Community bonding period (May 6 - 27):
- Getting closer with Apertium tools and community
- Finding the language resources for Karakalpak and Uzbek
- Begin editing Uzbek - Karakalpak dictionary
Work Period (May 27 - August 19):
- Begin creating Karakalpak monodix using Uzbek monodix to its size.
- Check kaa monodix and fix existing translation errors
- Add nouns and verbs to kaa monodix
- Add adjectives, pronouns, adverbs, conjunctions and prepositions to kaa monodix
- Check the transducer
- Add transfer rules for adjectives, adverbs
- Run tests
- Discuss shortcomings of the performed work with the and fix it
Deliverable #1: updated kaa monodix
- Adding verbs to uzb-kaa bidix and adding necessary uzb-kaa transfer rules
- Adding pronouns, adverbs and others to uzb-kaa bidix and adding necessary uzb-kaa transfer rules
- Adding determinants and more adjectives to uzb-kaa bidix
- Test on a ~500 word story (achieve WER < 20%)
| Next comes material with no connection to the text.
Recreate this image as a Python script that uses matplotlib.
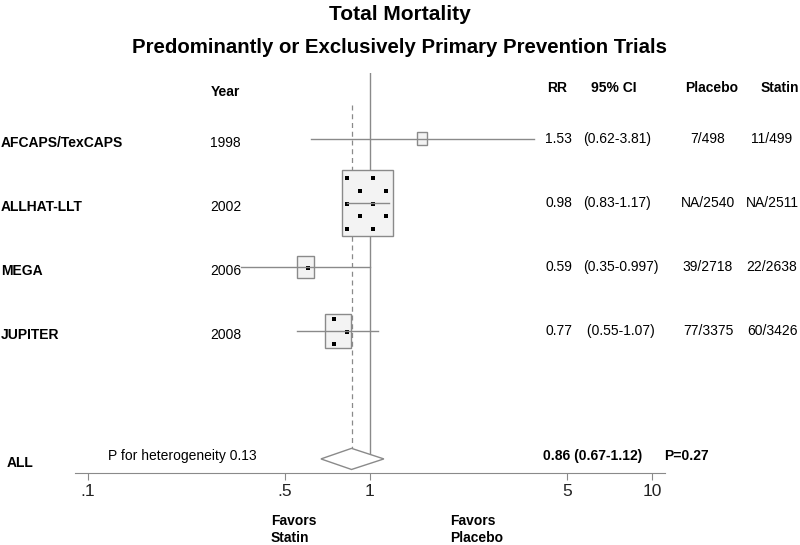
import matplotlib
matplotlib.use("Agg")
import matplotlib.pyplot as plt
import numpy as np
from matplotlib.patches import Rectangle, Polygon
from matplotlib.transforms import blended_transform_factory, IdentityTransform

plt.rcParams["font.family"] = ["Liberation Sans", "DejaVu Sans"]

# study data
studies = ["AFCAPS/TexCAPS", "ALLHAT-LLT", "MEGA", "JUPITER"]
years = ["1998", "2002", "2006", "2008"]
rr = [1.53, 0.98, 0.59, 0.77]
ci_low = [0.62, 0.83, 0.35, 0.55]
ci_high = [3.81, 1.17, 0.997, 1.07]
weights = [2.8, 69.8, 7.7, 19.7]  # percent, sets box size
rr_text = ["1.53", "0.98", "0.59", "0.77"]
ci_text = ["(0.62-3.81)", "(0.83-1.17)", "(0.35-0.997)", " (0.55-1.07)"]
placebo = ["7/498", "NA/2540", "39/2718", "77/3375"]
statin = ["11/499", "NA/2511", "22/2638", "60/3426"]

pooled_rr = 0.86
pooled_low = 0.67
pooled_high = 1.12
pooled_text = "0.86 (0.67-1.12)"
pooled_p = "P=0.27"
het_text = "P for heterogeneity 0.13"

xticks = [0.1, 0.5, 1, 5, 10]
xtick_labels = [".1", ".5", "1", "5", "10"]

W, H = 800, 545
fig = plt.figure(figsize=(W / 100, H / 100), dpi=100)
# plot area: 75..665 px wide, 73..473 px tall
ax = fig.add_axes([75 / W, (H - 473) / H, 590 / W, 400 / H])
ax.set_xscale("log")
ax.set_xlim(10 ** -1.046, 10 ** 1.046)
ax.set_ylim(5.22, -1.03)  # rows, 64 px each

grey = "#8a8a8a"
for s in ["left", "top", "right"]:
    ax.spines[s].set_visible(False)
ax.spines["bottom"].set_color(grey)
ax.set_yticks([])
ax.set_xticks(xticks)
ax.set_xticklabels(xtick_labels)
ax.minorticks_off()
ax.tick_params(axis="x", colors=grey, labelcolor="#222222", length=5,
               labelsize=12.5, pad=3)

rows = np.arange(len(studies))
all_row = 5

# reference lines
ax.plot([1, 1], [-1.03, all_row + 0.05], color=grey, lw=1, zorder=1)
ax.plot([pooled_rr, pooled_rr], [-0.53, all_row - 0.165], color=grey, lw=0.9,
        ls=(0, (4, 3)), zorder=1)

# dot lattice (fixed in figure pixels) used as box texture
lat = []
for k in range(-20, 30):
    yimg = 178 + 12.8 * k
    off = 13 if k % 2 else 0
    for m in range(-20, 30):
        lat.append((347 + 26 * m + off, H - yimg))
lat = np.array(lat)

px_per_dec = 590 / 2.092
for i in rows:
    half_w = 3.0 * np.sqrt(weights[i])  # px
    half_h = 1.3 * half_w
    x0 = rr[i] / 10 ** (half_w / px_per_dec)
    x1 = rr[i] * 10 ** (half_w / px_per_dec)
    box = Rectangle((x0, i - half_h / 64), x1 - x0, 2 * half_h / 64,
                    facecolor="#f3f3f3", edgecolor=grey, lw=1, zorder=2)
    ax.add_patch(box)
    dots = ax.scatter(lat[:, 0], lat[:, 1], s=5, marker="s", color="black",
                      linewidths=0, transform=IdentityTransform(), zorder=3)
    dots.set_clip_path(box)
    ax.plot([ci_low[i], ci_high[i]], [i, i], color=grey, lw=1, zorder=4)

diamond = Polygon([(pooled_low, all_row), (pooled_rr, all_row - 0.165),
                   (pooled_high, all_row), (pooled_rr, all_row + 0.165)],
                  closed=True, facecolor="white", edgecolor=grey, lw=1, zorder=3)
ax.add_patch(diamond)

# text columns: x in figure px, y in row units
tr = blended_transform_factory(fig.transFigure, ax.transData)


def put(xpx, y, s, **kw):
    kw.setdefault("fontsize", 10)
    kw.setdefault("va", "center")
    ax.text(xpx / W, y, s, transform=tr, **kw)


put(211, -0.73, "Year", fontweight="bold")
put(557, -0.80, "RR", fontweight="bold", ha="center")
put(614, -0.80, "95% CI", fontweight="bold", ha="center")
put(712, -0.80, "Placebo", fontweight="bold", ha="center")
put(780, -0.80, "Statin", fontweight="bold", ha="center")

for i in rows:
    put(1, i + 0.07, studies[i], fontweight="bold")
    put(210, i + 0.07, years[i])
    put(545, i + 0.0, rr_text[i])
    put(583, i + 0.0, ci_text[i])
    put(708, i + 0.0, placebo[i], ha="center")
    put(772, i + 0.0, statin[i], ha="center")

put(7, all_row + 0.06, "ALL", fontweight="bold")
put(108, all_row - 0.05, het_text)
put(543, all_row - 0.05, pooled_text, fontweight="bold")
put(664, all_row - 0.05, pooled_p, fontweight="bold")

put(271, 5.97, "Favors", fontweight="bold")
put(271, 6.23, "Statin", fontweight="bold")
put(450, 5.97, "Favors", fontweight="bold")
put(450, 6.23, "Placebo", fontweight="bold")

fig.text(0.5, 1 - 14 / H, "Total Mortality", ha="center", va="center",
         fontsize=15, fontweight="bold")
fig.text(0.5, 1 - 47 / H, "Predominantly or Exclusively Primary Prevention Trials",
         ha="center", va="center", fontsize=14.7, fontweight="bold")

fig.savefig("out.png", dpi=100)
- add rules for concordance between verbs and pronouns
- Work on transfer rules in .t2x and .t3x files
- Test uzb-kaa bidix
- Discuss shortcomings of the performed work with the mentor and fix it
Deliverable #2: updated kaa monodix, uzb-kaa bidix and uzb-kaa transfer rules
- Check kaa, uzb monodix
- Test on ~1000 word story and achieve WER < 10% on it.
Deliverable #3: finished kaa monodix, updated uzb monodix, uzb-kaa bidix and uzb-kaa transfer rules
- Try to achieve WER < 10% on the big stories
- Discuss about performed work with the mentor
- evaluation of results and documentation
- Tidying up, releasing
- Final evaluation
List your skills and give evidence of your qualifications
I am on the 4th year of Bachelor’s degree in Programm Engineering faculty at the Tashkent University of Information Technology named after Al-Khwarizmi. My native language is Karakalpak [Kaa] and I know Uzbek [Uzb] language on a good level too, mainly due to their similarity and I live and study in Tashkent, Uzbekistan. Programming skills: C, C++, Java, Kotlin, Python, git and xml.
List any non-Summer-of-Code plans you have for the Summer
I have no non-GSoC plans for the summer and can contribute from 30 to 40 hours a week. However, my school finishes in the middle of June. Therefore, if it is fine I would like to work ~ 20 hours in the first month and in the 2nd and 3rd months I will work ~ 40-50 hours per week in order to compensate.